[Written instruction] Please transcribe the data below exactly. Leave the pictures out.
## Start
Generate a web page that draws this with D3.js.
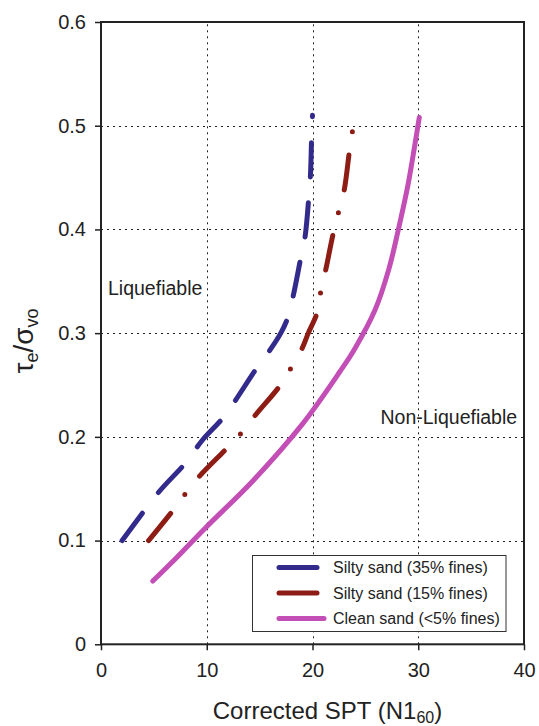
<!DOCTYPE html>
<html>
<head>
<meta charset="utf-8">
<script src="https://cdn.jsdelivr.net/npm/d3@7"></script>
<style>
  html, body { margin: 0; padding: 0; background: #fff; }
  svg { display: block; font-family: "Liberation Sans", Arial, sans-serif; }
</style>
</head>
<body>
<svg id="chart" width="539" height="726"></svg>
<script>
// Corrected SPT blow count (N1_60) vs. cyclic stress ratio for three soil types
const seriesNames = ["Silty sand (35% fines)", "Silty sand (15% fines)", "Clean sand (<5% fines)"];
const seriesColors = ["#332b8c", "#8c1c14", "#c24eb6"];

const silty35N = [2.0, 5.4, 8.0, 9.6, 11.6, 12.7, 14.7, 16.0, 17.0, 17.7, 18.2, 18.9, 19.3, 19.65, 19.8, 19.92, 20.0];
const silty35R = [0.100, 0.146, 0.175, 0.197, 0.219, 0.235, 0.266, 0.284, 0.300, 0.316, 0.337, 0.373, 0.393, 0.431, 0.451, 0.489, 0.510];

const silty15N = [4.5, 6.8, 8.05, 9.3, 11.9, 13.3, 14.6, 16.9, 18.0, 19.0, 19.6, 20.45, 20.8, 21.25, 22.0, 22.5, 23.0, 23.5, 23.8];
const silty15R = [0.100, 0.129, 0.146, 0.162, 0.189, 0.204, 0.221, 0.249, 0.267, 0.285, 0.300, 0.320, 0.341, 0.361, 0.398, 0.418, 0.438, 0.476, 0.496];

const cleanN = [4.9, 6.9, 9.85, 14.4, 19.1, 22.6, 24.0, 25.9, 27.2, 28.1, 29.05, 29.7, 30.1];
const cleanR = [0.061, 0.081, 0.112, 0.158, 0.213, 0.263, 0.285, 0.322, 0.361, 0.399, 0.444, 0.483, 0.508];

const xTicks = [0, 10, 20, 30, 40];
const yTicks = [0, 0.1, 0.2, 0.3, 0.4, 0.5, 0.6];

const svg = d3.select("#chart");

const x = d3.scaleLinear().domain([0, 40]).range([101, 524]);
const y = d3.scaleLinear().domain([0, 0.6]).range([644.3, 22]);

// dotted grid
const grid = svg.append("g").attr("stroke", "#222").attr("stroke-width", 1)
  .attr("stroke-dasharray", "2,4");
grid.selectAll("line.h").data(yTicks.filter(v => v > 0 && v < 0.6)).join("line")
  .attr("x1", x(0)).attr("x2", x(40))
  .attr("y1", d => Math.round(y(d)) + 0.5).attr("y2", d => Math.round(y(d)) + 0.5);
grid.selectAll("line.v").data(xTicks.filter(v => v > 0 && v < 40)).join("line")
  .attr("y1", y(0)).attr("y2", y(0.6))
  .attr("x1", d => Math.round(x(d)) + 0.5).attr("x2", d => Math.round(x(d)) + 0.5);

// axes
const xAxis = svg.append("g").attr("transform", `translate(0,${y(0)})`)
  .call(d3.axisBottom(x).tickValues(xTicks).tickSize(6).tickPadding(13).tickFormat(d3.format("d")));
const yAxis = svg.append("g").attr("transform", `translate(${x(0)},0)`)
  .call(d3.axisLeft(y).tickValues(yTicks).tickSize(6).tickPadding(9)
    .tickFormat(d => d === 0 ? "0" : d.toFixed(1)));
[xAxis, yAxis].forEach(a => {
  a.select(".domain").remove();
  a.selectAll(".tick line").attr("stroke", "#222").attr("stroke-width", 1.5);
  a.selectAll(".tick text").attr("fill", "#222").style("font-size", "20px")
    .style("font-family", "'Liberation Sans', Arial, sans-serif");
});

// curves; dash patterns are stretched slightly so each dashed curve closes on a dot
const line = d3.line().x(d => x(d[0])).y(d => y(d[1])).curve(d3.curveCatmullRom.alpha(0.5));
const series = [
  { pts: d3.zip(silty35N, silty35R), dash: [34, 26], endPhase: 1.5 },
  { pts: d3.zip(silty15N, silty15R), dash: [34, 23, 0, 23], endPhase: 59 },
  { pts: d3.zip(cleanN, cleanR), dash: null }
];
series.forEach((s, i) => {
  const p = svg.append("path").datum(s.pts)
    .attr("d", line)
    .attr("fill", "none")
    .attr("stroke", seriesColors[i])
    .attr("stroke-width", 5)
    .attr("stroke-linecap", "round")
    .attr("stroke-linejoin", "round");
  if (s.dash) {
    const L = p.node().getTotalLength();
    const period = d3.sum(s.dash);
    const n = Math.round((L - s.endPhase) / period);
    const k = L / (n * period + s.endPhase);
    p.attr("stroke-dasharray", s.dash.map(v => (v * k).toFixed(2)).join(","));
  }
});

// frame
svg.append("rect")
  .attr("x", x(0)).attr("y", y(0.6))
  .attr("width", x(40) - x(0)).attr("height", y(0) - y(0.6))
  .attr("fill", "none").attr("stroke", "#222").attr("stroke-width", 2);

// region labels
svg.append("text").attr("x", 108).attr("y", 294.5)
  .attr("fill", "#222").style("font-size", "19.5px").text("Liquefiable");
svg.append("text").attr("x", 380.5).attr("y", 424.3)
  .attr("fill", "#222").style("font-size", "19.5px").text("Non-Liquefiable");

// legend
const lg = svg.append("g");
lg.append("rect").attr("x", 252.5).attr("y", 555.5).attr("width", 253.5).attr("height", 76)
  .attr("fill", "#fff").attr("stroke", "#333").attr("stroke-width", 1);
const rowY = [567.5, 593, 618.5];
const lineEnd = [317, 317, 324];
seriesNames.forEach((name, i) => {
  lg.append("line").attr("x1", 279).attr("x2", lineEnd[i])
    .attr("y1", rowY[i]).attr("y2", rowY[i])
    .attr("stroke", seriesColors[i]).attr("stroke-width", 5).attr("stroke-linecap", "round");
  lg.append("text").attr("x", 333).attr("y", rowY[i]).attr("dy", "0.36em")
    .attr("fill", "#222").style("font-size", "16px").text(name);
});

// axis titles
const xt = svg.append("text").attr("x", 327.5).attr("y", 719).attr("text-anchor", "middle")
  .attr("fill", "#222").style("font-size", "24px");
xt.append("tspan").text("Corrected SPT (N1");
xt.append("tspan").attr("dy", 3.5).style("font-size", "16px").text("60");
xt.append("tspan").attr("dy", -3.5).text(")");

const yt = svg.append("text").attr("transform", "translate(33,341) rotate(-90)")
  .attr("text-anchor", "middle").attr("fill", "#222").style("font-size", "28px");
yt.append("tspan").text("τ");
yt.append("tspan").attr("dy", 5).style("font-size", "18px").text("e");
yt.append("tspan").attr("dy", -5).text("/σ");
yt.append("tspan").attr("dy", 5).style("font-size", "18px").text("vo");
</script>
</body>
</html>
## End
[Solution for this exercise]
Generate a web page that draws this with D3.js.
<!DOCTYPE html>
<html>
<head>
<meta charset="utf-8">
<script src="https://cdn.jsdelivr.net/npm/d3@7"></script>
<style>
  html, body { margin: 0; padding: 0; background: #fff; }
  svg { display: block; font-family: "Liberation Sans", Arial, sans-serif; }
</style>
</head>
<body>
<svg id="chart" width="539" height="726"></svg>
<script>
// Corrected SPT blow count (N1_60) vs. cyclic stress ratio for three soil types
const seriesNames = ["Silty sand (35% fines)", "Silty sand (15% fines)", "Clean sand (<5% fines)"];
const seriesColors = ["#332b8c", "#8c1c14", "#c24eb6"];

const silty35N = [2.0, 5.4, 8.0, 9.6, 11.6, 12.7, 14.7, 16.0, 17.0, 17.7, 18.2, 18.9, 19.3, 19.65, 19.8, 19.92, 20.0];
const silty35R = [0.100, 0.146, 0.175, 0.197, 0.219, 0.235, 0.266, 0.284, 0.300, 0.316, 0.337, 0.373, 0.393, 0.431, 0.451, 0.489, 0.510];

const silty15N = [4.5, 6.8, 8.05, 9.3, 11.9, 13.3, 14.6, 16.9, 18.0, 19.0, 19.6, 20.45, 20.8, 21.25, 22.0, 22.5, 23.0, 23.5, 23.8];
const silty15R = [0.100, 0.129, 0.146, 0.162, 0.189, 0.204, 0.221, 0.249, 0.267, 0.285, 0.300, 0.320, 0.341, 0.361, 0.398, 0.418, 0.438, 0.476, 0.496];

const cleanN = [4.9, 6.9, 9.85, 14.4, 19.1, 22.6, 24.0, 25.9, 27.2, 28.1, 29.05, 29.7, 30.1];
const cleanR = [0.061, 0.081, 0.112, 0.158, 0.213, 0.263, 0.285, 0.322, 0.361, 0.399, 0.444, 0.483, 0.508];

const xTicks = [0, 10, 20, 30, 40];
const yTicks = [0, 0.1, 0.2, 0.3, 0.4, 0.5, 0.6];

const svg = d3.select("#chart");

const x = d3.scaleLinear().domain([0, 40]).range([101, 524]);
const y = d3.scaleLinear().domain([0, 0.6]).range([644.3, 22]);

// dotted grid
const grid = svg.append("g").attr("stroke", "#222").attr("stroke-width", 1)
  .attr("stroke-dasharray", "2,4");
grid.selectAll("line.h").data(yTicks.filter(v => v > 0 && v < 0.6)).join("line")
  .attr("x1", x(0)).attr("x2", x(40))
  .attr("y1", d => Math.round(y(d)) + 0.5).attr("y2", d => Math.round(y(d)) + 0.5);
grid.selectAll("line.v").data(xTicks.filter(v => v > 0 && v < 40)).join("line")
  .attr("y1", y(0)).attr("y2", y(0.6))
  .attr("x1", d => Math.round(x(d)) + 0.5).attr("x2", d => Math.round(x(d)) + 0.5);

// axes
const xAxis = svg.append("g").attr("transform", `translate(0,${y(0)})`)
  .call(d3.axisBottom(x).tickValues(xTicks).tickSize(6).tickPadding(13).tickFormat(d3.format("d")));
const yAxis = svg.append("g").attr("transform", `translate(${x(0)},0)`)
  .call(d3.axisLeft(y).tickValues(yTicks).tickSize(6).tickPadding(9)
    .tickFormat(d => d === 0 ? "0" : d.toFixed(1)));
[xAxis, yAxis].forEach(a => {
  a.select(".domain").remove();
  a.selectAll(".tick line").attr("stroke", "#222").attr("stroke-width", 1.5);
  a.selectAll(".tick text").attr("fill", "#222").style("font-size", "20px")
    .style("font-family", "'Liberation Sans', Arial, sans-serif");
});

// curves; dash patterns are stretched slightly so each dashed curve closes on a dot
const line = d3.line().x(d => x(d[0])).y(d => y(d[1])).curve(d3.curveCatmullRom.alpha(0.5));
const series = [
  { pts: d3.zip(silty35N, silty35R), dash: [34, 26], endPhase: 1.5 },
  { pts: d3.zip(silty15N, silty15R), dash: [34, 23, 0, 23], endPhase: 59 },
  { pts: d3.zip(cleanN, cleanR), dash: null }
];
series.forEach((s, i) => {
  const p = svg.append("path").datum(s.pts)
    .attr("d", line)
    .attr("fill", "none")
    .attr("stroke", seriesColors[i])
    .attr("stroke-width", 5)
    .attr("stroke-linecap", "round")
    .attr("stroke-linejoin", "round");
  if (s.dash) {
    const L = p.node().getTotalLength();
    const period = d3.sum(s.dash);
    const n = Math.round((L - s.endPhase) / period);
    const k = L / (n * period + s.endPhase);
    p.attr("stroke-dasharray", s.dash.map(v => (v * k).toFixed(2)).join(","));
  }
});

// frame
svg.append("rect")
  .attr("x", x(0)).attr("y", y(0.6))
  .attr("width", x(40) - x(0)).attr("height", y(0) - y(0.6))
  .attr("fill", "none").attr("stroke", "#222").attr("stroke-width", 2);

// region labels
svg.append("text").attr("x", 108).attr("y", 294.5)
  .attr("fill", "#222").style("font-size", "19.5px").text("Liquefiable");
svg.append("text").attr("x", 380.5).attr("y", 424.3)
  .attr("fill", "#222").style("font-size", "19.5px").text("Non-Liquefiable");

// legend
const lg = svg.append("g");
lg.append("rect").attr("x", 252.5).attr("y", 555.5).attr("width", 253.5).attr("height", 76)
  .attr("fill", "#fff").attr("stroke", "#333").attr("stroke-width", 1);
const rowY = [567.5, 593, 618.5];
const lineEnd = [317, 317, 324];
seriesNames.forEach((name, i) => {
  lg.append("line").attr("x1", 279).attr("x2", lineEnd[i])
    .attr("y1", rowY[i]).attr("y2", rowY[i])
    .attr("stroke", seriesColors[i]).attr("stroke-width", 5).attr("stroke-linecap", "round");
  lg.append("text").attr("x", 333).attr("y", rowY[i]).attr("dy", "0.36em")
    .attr("fill", "#222").style("font-size", "16px").text(name);
});

// axis titles
const xt = svg.append("text").attr("x", 327.5).attr("y", 719).attr("text-anchor", "middle")
  .attr("fill", "#222").style("font-size", "24px");
xt.append("tspan").text("Corrected SPT (N1");
xt.append("tspan").attr("dy", 3.5).style("font-size", "16px").text("60");
xt.append("tspan").attr("dy", -3.5).text(")");

const yt = svg.append("text").attr("transform", "translate(33,341) rotate(-90)")
  .attr("text-anchor", "middle").attr("fill", "#222").style("font-size", "28px");
yt.append("tspan").text("τ");
yt.append("tspan").attr("dy", 5).style("font-size", "18px").text("e");
yt.append("tspan").attr("dy", -5).text("/σ");
yt.append("tspan").attr("dy", 5).style("font-size", "18px").text("vo");
</script>
</body>
</html>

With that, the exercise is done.